■ **Data**:
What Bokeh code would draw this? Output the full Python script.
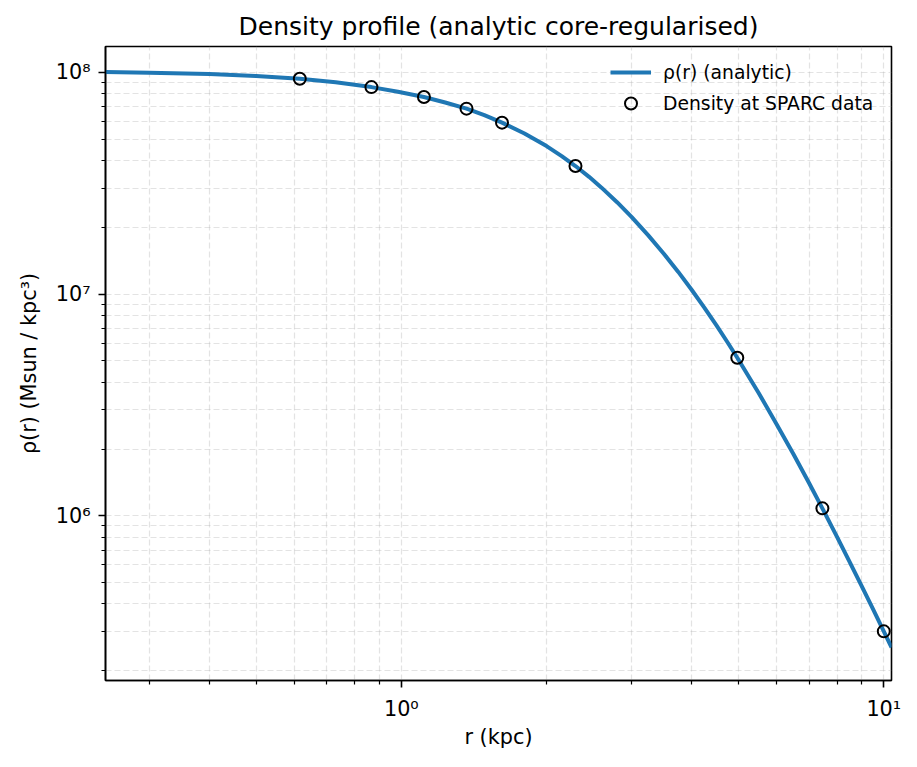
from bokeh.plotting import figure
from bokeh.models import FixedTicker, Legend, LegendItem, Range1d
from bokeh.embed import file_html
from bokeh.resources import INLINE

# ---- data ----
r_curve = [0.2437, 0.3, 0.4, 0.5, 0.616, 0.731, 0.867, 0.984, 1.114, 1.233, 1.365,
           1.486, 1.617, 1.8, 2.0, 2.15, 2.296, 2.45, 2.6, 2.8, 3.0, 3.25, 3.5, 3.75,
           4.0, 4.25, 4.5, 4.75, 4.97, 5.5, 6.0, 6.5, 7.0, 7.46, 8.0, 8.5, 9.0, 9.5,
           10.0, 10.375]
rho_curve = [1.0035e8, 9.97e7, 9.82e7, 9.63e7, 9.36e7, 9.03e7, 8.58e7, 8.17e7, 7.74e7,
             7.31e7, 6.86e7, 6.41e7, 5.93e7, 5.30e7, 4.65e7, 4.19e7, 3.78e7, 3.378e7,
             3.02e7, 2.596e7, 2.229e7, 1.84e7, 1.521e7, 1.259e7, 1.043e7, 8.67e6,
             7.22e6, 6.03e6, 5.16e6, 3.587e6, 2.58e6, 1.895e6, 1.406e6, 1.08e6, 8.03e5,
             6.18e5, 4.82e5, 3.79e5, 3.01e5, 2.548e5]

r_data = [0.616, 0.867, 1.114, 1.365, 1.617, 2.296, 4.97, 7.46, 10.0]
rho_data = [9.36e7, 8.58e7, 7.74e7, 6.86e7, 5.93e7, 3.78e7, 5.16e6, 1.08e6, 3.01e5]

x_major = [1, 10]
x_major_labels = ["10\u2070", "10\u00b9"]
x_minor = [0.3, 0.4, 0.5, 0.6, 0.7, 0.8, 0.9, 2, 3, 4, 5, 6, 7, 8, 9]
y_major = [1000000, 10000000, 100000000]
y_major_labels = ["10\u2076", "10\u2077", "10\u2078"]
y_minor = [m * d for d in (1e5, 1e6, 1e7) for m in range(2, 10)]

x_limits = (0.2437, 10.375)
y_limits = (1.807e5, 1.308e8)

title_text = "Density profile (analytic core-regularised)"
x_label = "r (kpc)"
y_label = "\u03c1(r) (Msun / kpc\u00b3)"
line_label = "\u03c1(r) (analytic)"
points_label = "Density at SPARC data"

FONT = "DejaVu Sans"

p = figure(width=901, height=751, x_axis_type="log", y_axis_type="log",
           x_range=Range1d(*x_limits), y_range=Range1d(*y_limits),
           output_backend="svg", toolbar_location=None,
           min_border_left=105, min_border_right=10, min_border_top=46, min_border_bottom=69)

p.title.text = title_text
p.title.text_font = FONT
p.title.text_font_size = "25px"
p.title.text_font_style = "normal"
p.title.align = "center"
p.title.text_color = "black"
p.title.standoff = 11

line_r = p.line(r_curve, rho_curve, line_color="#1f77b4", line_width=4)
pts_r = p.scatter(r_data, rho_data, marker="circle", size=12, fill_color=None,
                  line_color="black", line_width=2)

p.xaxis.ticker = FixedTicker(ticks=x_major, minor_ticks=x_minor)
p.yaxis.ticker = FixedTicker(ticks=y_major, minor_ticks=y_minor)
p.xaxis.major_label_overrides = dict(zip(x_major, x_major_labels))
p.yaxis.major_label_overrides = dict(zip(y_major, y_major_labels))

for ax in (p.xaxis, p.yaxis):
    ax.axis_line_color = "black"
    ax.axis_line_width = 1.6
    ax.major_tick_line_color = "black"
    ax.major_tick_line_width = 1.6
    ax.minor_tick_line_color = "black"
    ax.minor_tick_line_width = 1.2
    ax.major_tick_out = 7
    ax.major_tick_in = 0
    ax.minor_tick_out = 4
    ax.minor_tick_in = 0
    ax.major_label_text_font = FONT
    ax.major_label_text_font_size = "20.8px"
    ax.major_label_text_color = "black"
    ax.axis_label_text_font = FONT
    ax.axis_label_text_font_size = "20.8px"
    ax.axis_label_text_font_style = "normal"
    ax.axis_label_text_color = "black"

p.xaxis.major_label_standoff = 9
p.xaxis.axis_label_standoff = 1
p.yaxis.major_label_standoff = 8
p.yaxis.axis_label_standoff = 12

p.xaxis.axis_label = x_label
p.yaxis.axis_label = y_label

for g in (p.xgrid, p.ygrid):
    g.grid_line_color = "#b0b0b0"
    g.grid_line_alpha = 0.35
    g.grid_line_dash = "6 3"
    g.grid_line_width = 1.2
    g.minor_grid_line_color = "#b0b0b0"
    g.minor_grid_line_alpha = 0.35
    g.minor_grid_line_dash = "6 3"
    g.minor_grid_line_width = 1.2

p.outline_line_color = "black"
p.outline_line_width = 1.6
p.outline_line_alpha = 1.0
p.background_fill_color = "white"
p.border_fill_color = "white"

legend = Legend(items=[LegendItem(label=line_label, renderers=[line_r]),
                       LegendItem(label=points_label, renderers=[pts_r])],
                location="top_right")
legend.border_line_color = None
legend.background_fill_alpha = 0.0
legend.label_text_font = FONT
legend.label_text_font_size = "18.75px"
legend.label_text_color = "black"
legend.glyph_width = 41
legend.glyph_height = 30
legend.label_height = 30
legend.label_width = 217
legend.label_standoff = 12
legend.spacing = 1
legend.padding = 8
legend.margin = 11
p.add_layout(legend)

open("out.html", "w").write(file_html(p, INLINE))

---

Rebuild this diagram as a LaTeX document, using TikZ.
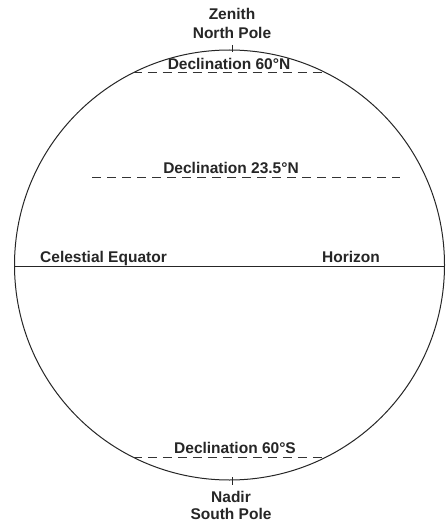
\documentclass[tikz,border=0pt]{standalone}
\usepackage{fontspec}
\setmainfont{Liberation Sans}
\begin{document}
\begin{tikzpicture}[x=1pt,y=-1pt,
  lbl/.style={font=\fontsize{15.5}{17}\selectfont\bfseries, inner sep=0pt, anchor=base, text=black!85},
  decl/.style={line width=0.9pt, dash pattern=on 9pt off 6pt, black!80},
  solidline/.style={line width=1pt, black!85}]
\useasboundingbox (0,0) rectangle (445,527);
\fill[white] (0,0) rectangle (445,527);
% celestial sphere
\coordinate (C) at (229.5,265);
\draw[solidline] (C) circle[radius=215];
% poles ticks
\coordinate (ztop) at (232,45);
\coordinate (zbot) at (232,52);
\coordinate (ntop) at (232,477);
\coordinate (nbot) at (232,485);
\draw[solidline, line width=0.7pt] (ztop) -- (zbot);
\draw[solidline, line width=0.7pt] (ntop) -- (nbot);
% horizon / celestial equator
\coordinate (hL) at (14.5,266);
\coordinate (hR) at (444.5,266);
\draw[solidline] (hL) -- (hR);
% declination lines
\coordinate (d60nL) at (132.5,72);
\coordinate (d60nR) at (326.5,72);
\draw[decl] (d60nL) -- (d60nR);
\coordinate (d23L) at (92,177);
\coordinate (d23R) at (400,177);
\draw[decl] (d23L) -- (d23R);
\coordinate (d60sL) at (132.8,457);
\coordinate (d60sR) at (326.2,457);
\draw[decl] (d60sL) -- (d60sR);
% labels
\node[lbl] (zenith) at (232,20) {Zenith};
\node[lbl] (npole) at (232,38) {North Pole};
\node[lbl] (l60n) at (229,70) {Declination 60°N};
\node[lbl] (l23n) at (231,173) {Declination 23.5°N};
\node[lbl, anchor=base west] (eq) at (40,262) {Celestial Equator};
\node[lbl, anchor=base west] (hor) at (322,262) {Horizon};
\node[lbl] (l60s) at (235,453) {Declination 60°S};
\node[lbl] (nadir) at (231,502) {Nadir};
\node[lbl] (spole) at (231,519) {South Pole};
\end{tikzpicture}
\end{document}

■ **What is expected**:
Give back exactly the lines from the one that holds "What Bokeh code" to the one that holds "from bokeh.resources import INLINE", with both ends and without the images.

■ **Answer to this exercise**:
What Bokeh code would draw this? Output the full Python script.
from bokeh.plotting import figure
from bokeh.models import FixedTicker, Legend, LegendItem, Range1d
from bokeh.embed import file_html
from bokeh.resources import INLINE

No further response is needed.